A week later, using a microscope to track the green glow, the cells with desmin and two phosphate groups were still pumping, and this form of desmin was incorporated in the muscle fibers. The researchers say they believe this shows that the desmin with two phosphate groups is most likely the normal, healthy version of the protein.
The cells that had a single phosphate on desmin at the 31st position in the protein’s chain of amino acids contracted more rapidly and had more green clumps, leading the researchers to believe that this behaves as the diseased version of the protein.
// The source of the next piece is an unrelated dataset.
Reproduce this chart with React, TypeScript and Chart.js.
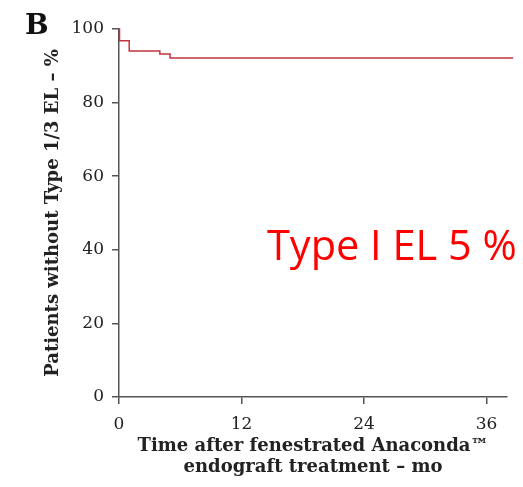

Agnetti learned from Richard O’Brien, M.D., Ph.D., a former Johns Hopkins neuroscientist now at Duke University, that PET is used to detect protein clumps in the brains of Alzheimer’s and Parkinson’s disease patients and can detect the clumps in certain genetic heart conditions that cause excessive protein clump formation. Following O’Brien’s advice, the researchers tested if they could use this noninvasive technique to detect desmin clumps in mice with heart failure. Healthy and heart failure mice were injected with Amyvid, a radioactive dye that allows the researchers to see the protein clumps by PET. The heart failure mice had 13 percent more of the Amyvid taken up in their hearts than the healthy mice.
“PET imaging of protein clumps may be eventually used in patients to identify structural changes in the heart as the disease progresses, and this information likely holds prognostic value,” says Peter Rainer, M.D., Ph.D., a former postdoctoral fellow at Johns Hopkins who is now at the Medical University of Graz in Austria. “It could be used as a nice measure of the effect of an intervention to halt or reverse disease progression.”
In future experiments, the research team plans to confirm its results in more human tissue samples. The investigators also hope to identify a drug or small molecule to prevent desmin from forming clumps.